[Source code of charts]
%%

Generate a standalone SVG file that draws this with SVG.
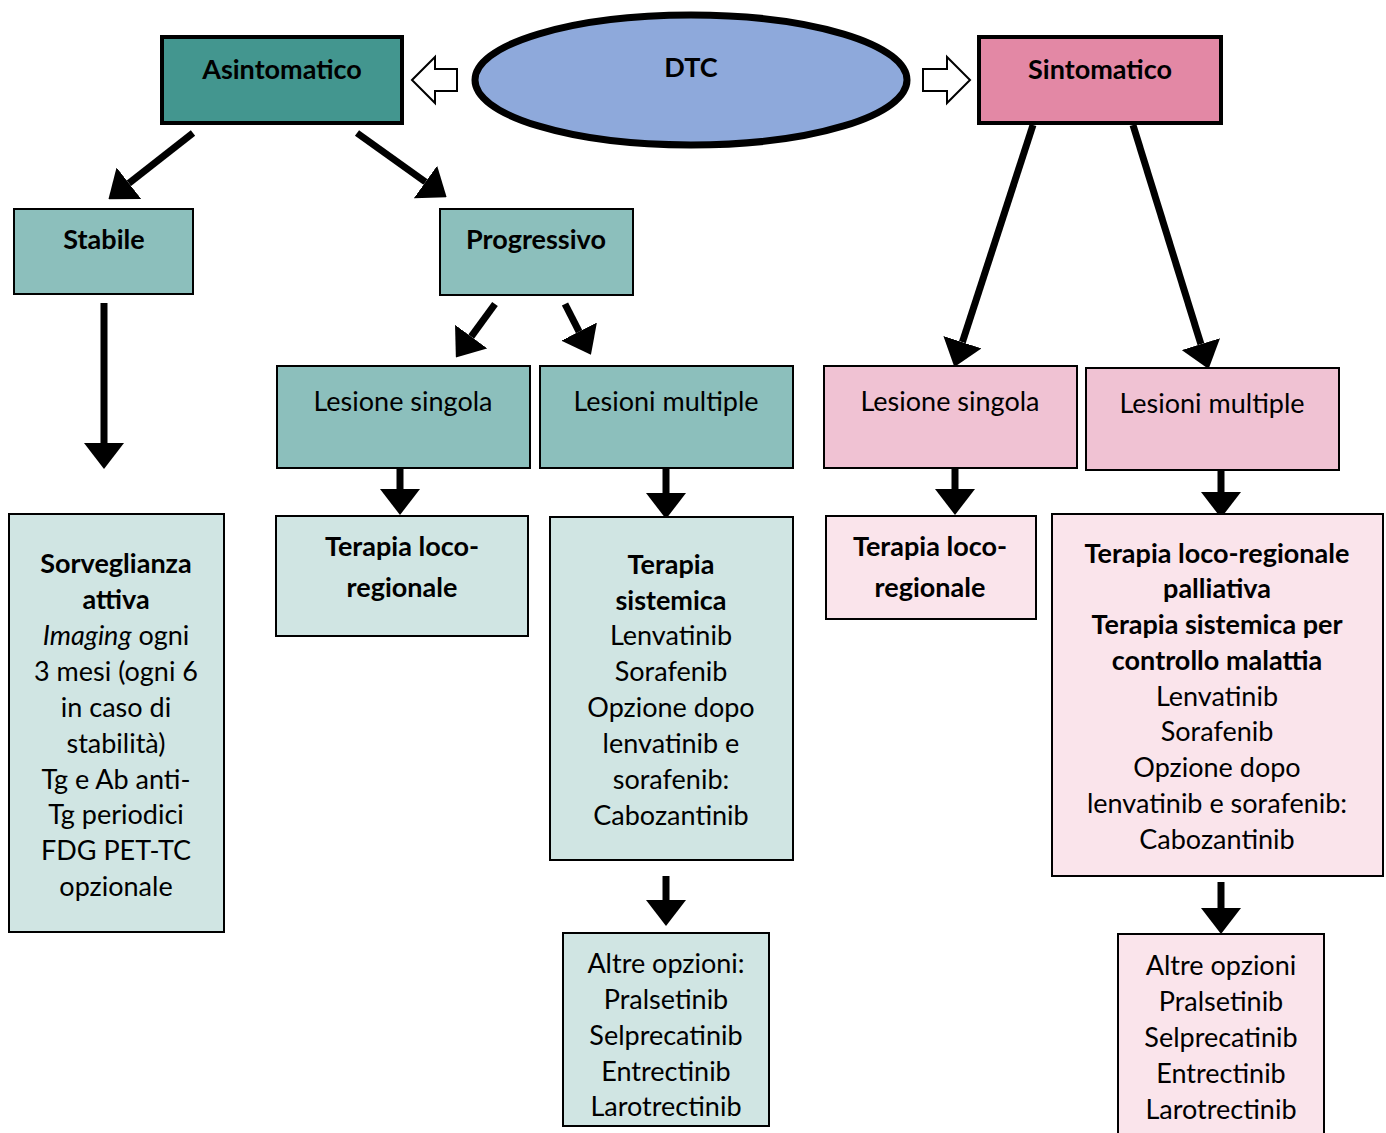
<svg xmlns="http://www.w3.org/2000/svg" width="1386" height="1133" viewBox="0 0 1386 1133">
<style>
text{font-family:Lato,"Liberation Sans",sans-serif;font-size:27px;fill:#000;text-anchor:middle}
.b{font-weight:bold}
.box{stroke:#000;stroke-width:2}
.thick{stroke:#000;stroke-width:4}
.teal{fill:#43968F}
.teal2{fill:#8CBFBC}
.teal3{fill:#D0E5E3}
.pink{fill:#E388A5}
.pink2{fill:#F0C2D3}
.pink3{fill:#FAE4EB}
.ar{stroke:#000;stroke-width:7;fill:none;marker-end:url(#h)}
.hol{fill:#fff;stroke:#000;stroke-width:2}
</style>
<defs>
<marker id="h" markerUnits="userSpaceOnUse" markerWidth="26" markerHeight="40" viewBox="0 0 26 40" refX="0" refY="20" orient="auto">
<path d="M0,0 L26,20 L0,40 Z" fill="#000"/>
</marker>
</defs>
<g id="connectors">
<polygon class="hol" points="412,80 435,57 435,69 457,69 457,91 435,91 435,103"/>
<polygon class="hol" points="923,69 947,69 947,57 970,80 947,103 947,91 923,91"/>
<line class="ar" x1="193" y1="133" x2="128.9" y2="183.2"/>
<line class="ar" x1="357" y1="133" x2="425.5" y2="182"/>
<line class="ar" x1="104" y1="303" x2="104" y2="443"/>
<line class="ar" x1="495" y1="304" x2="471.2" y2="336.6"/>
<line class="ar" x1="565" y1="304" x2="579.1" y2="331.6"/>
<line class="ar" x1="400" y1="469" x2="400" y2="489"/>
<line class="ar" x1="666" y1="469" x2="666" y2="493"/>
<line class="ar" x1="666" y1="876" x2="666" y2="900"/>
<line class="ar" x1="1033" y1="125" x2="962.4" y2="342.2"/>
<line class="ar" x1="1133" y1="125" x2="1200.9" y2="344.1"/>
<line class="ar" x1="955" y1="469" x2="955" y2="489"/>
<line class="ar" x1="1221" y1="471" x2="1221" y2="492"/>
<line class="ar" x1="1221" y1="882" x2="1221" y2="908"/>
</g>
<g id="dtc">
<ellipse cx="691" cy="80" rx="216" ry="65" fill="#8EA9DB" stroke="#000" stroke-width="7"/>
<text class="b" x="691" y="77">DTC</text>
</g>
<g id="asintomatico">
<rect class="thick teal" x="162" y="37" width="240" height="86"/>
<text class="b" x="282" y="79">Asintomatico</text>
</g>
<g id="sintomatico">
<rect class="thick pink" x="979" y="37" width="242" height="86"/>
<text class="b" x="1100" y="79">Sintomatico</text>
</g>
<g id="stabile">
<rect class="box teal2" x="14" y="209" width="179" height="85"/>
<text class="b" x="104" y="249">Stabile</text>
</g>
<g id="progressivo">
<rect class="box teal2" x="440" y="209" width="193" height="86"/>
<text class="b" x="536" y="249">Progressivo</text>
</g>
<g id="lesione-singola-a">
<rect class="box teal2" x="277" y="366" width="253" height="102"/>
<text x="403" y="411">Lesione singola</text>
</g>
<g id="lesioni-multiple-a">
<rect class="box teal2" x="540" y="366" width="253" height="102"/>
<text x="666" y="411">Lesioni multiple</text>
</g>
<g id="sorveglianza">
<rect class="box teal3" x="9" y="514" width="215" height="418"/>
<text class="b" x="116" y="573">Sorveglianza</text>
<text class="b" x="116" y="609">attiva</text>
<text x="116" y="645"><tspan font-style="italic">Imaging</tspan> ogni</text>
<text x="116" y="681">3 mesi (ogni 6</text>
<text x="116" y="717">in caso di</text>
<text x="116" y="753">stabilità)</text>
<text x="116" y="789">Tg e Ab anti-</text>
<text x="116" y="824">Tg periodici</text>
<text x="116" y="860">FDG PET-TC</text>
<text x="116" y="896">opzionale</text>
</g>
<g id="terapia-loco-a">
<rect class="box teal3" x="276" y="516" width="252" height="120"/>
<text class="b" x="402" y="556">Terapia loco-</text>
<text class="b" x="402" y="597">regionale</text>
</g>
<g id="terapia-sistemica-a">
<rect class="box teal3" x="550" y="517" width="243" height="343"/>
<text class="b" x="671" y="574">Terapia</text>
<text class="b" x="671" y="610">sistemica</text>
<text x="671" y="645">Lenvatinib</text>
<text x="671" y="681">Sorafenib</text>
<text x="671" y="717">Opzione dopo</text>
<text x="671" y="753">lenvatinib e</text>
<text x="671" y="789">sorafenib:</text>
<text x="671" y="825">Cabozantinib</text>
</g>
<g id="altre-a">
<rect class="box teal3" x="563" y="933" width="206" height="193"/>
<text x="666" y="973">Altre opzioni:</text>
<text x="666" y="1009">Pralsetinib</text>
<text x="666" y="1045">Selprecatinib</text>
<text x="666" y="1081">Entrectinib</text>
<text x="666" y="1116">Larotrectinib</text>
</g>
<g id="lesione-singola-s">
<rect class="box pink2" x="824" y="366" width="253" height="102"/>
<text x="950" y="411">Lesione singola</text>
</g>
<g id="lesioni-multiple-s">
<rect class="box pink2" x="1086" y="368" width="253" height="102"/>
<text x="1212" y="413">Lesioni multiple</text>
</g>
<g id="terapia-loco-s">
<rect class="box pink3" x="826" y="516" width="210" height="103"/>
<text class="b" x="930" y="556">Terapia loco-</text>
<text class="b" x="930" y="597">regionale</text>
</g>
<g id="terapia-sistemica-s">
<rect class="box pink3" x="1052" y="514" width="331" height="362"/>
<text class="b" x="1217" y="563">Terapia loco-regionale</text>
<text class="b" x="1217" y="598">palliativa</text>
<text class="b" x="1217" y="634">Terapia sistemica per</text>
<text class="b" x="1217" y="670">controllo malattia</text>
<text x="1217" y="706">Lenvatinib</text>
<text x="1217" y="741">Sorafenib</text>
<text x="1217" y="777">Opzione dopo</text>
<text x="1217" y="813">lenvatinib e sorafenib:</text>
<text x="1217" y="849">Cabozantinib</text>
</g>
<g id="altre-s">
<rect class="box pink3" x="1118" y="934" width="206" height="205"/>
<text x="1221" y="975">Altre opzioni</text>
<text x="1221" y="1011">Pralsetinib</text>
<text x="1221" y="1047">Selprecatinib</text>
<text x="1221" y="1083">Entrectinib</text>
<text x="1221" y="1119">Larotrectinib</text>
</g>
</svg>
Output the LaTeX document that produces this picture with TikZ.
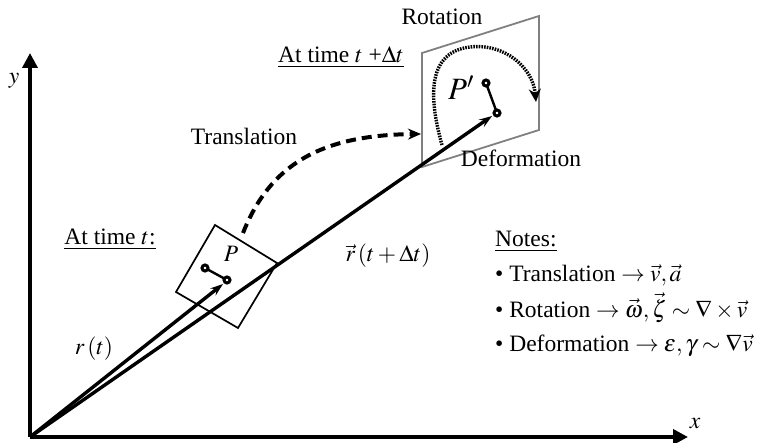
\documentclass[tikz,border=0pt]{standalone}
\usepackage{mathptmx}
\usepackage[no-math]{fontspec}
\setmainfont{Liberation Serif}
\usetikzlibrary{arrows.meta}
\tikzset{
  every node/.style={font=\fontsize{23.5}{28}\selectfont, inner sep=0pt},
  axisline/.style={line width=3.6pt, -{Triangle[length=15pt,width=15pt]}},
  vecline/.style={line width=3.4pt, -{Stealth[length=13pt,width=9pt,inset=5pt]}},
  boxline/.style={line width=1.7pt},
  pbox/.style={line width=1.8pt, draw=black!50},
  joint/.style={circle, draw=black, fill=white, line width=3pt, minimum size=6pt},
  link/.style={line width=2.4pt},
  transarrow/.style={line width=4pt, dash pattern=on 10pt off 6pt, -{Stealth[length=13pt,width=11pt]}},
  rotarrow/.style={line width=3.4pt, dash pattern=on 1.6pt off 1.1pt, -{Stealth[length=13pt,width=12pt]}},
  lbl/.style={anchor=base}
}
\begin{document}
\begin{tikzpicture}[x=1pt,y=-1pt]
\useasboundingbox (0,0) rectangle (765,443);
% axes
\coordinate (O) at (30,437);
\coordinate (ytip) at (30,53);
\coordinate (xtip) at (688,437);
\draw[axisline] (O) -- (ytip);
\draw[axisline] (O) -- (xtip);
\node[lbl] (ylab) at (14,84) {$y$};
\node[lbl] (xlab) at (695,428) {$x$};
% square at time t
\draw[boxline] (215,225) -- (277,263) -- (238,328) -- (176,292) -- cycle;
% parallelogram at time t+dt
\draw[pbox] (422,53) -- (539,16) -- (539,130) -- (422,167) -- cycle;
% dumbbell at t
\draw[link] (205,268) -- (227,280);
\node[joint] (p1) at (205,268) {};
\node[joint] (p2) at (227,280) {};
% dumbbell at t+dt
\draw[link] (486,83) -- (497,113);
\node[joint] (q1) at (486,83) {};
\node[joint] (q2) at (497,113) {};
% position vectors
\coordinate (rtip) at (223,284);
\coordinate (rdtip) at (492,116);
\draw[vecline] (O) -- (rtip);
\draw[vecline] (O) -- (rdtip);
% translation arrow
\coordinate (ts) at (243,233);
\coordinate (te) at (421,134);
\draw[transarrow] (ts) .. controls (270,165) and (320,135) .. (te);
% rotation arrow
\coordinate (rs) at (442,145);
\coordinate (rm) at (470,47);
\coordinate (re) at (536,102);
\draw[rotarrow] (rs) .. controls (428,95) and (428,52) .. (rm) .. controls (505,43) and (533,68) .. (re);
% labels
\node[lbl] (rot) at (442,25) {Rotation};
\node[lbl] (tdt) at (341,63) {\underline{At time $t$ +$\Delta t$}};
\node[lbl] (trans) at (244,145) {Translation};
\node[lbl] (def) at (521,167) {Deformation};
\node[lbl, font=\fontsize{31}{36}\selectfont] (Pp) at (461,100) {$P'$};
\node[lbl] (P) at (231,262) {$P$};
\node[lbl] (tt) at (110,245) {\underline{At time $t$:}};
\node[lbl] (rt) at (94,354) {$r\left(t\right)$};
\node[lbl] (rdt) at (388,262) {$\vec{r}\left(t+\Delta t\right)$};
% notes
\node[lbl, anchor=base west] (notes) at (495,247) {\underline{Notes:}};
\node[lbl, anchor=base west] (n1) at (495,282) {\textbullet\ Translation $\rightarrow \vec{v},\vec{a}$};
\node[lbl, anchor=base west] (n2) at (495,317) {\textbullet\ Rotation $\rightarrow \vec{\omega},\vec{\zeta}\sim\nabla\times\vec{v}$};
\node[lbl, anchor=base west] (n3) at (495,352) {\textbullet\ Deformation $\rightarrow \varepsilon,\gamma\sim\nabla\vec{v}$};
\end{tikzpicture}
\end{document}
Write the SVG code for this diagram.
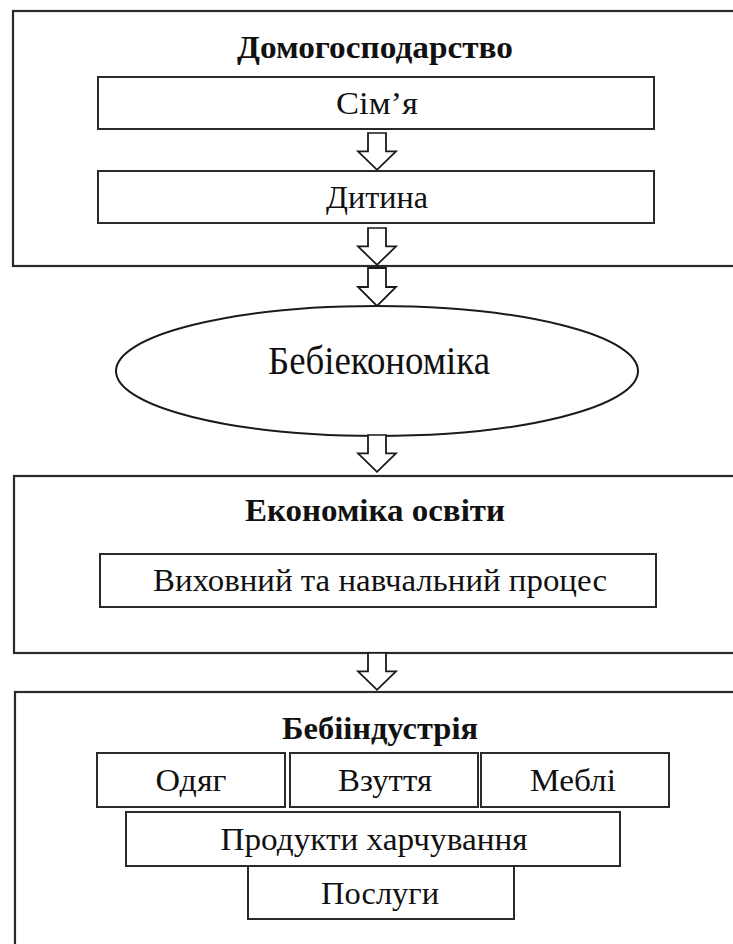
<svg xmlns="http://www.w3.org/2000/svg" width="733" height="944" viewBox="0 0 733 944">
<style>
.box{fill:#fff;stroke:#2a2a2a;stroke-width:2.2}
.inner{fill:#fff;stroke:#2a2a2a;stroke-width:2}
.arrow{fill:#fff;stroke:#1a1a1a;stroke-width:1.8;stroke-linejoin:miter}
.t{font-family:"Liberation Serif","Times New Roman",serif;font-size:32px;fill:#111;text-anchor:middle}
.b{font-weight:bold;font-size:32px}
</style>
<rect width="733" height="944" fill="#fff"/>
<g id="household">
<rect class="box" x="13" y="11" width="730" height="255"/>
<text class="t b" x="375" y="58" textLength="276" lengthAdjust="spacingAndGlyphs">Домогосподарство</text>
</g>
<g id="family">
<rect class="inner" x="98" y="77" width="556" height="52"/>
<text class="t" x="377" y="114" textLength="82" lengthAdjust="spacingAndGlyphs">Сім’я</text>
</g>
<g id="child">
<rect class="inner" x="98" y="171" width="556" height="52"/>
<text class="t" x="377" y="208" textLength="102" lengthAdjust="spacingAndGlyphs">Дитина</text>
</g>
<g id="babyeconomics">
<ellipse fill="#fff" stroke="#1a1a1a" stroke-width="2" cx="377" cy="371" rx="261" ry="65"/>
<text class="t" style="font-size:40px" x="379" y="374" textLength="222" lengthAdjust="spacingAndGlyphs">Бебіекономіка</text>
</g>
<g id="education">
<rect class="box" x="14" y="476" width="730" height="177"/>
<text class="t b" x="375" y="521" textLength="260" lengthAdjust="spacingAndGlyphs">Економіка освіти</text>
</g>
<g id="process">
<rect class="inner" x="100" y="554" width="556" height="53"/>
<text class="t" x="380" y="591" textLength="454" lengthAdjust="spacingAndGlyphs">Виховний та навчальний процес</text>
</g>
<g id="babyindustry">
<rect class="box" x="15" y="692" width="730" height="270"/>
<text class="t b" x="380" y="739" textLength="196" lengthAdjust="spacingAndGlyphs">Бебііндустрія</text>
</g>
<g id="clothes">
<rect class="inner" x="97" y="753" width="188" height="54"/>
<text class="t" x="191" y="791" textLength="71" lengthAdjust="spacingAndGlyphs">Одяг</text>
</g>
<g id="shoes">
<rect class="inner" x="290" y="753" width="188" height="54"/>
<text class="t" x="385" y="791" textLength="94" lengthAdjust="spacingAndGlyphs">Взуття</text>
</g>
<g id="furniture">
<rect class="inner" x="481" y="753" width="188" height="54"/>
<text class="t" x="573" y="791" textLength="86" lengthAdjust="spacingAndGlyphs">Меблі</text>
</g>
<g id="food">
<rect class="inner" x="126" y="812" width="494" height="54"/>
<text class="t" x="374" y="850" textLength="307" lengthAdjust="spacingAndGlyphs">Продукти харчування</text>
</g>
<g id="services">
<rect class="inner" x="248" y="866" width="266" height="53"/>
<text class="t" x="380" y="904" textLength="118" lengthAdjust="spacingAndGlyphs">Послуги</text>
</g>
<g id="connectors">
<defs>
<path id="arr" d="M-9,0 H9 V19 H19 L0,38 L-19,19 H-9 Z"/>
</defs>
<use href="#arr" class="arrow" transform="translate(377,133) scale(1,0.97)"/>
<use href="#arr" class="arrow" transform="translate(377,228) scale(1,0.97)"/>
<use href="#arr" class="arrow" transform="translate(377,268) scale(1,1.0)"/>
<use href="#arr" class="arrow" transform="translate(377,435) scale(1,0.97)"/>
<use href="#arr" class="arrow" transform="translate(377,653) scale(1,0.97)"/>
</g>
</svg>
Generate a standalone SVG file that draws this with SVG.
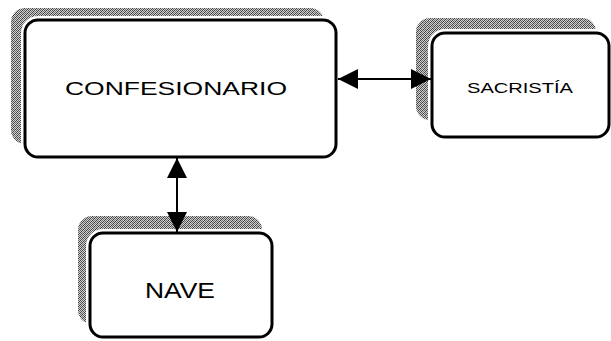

%%

▸ The exercise: Scan the lines for the string "this". Copy out each line that matches.

▸ Written solution:
Generate a standalone SVG file that draws this with SVG.
Output the LaTeX document that produces this picture with TikZ.
Write the SVG code for this diagram.
Generate a standalone SVG file that draws this with SVG.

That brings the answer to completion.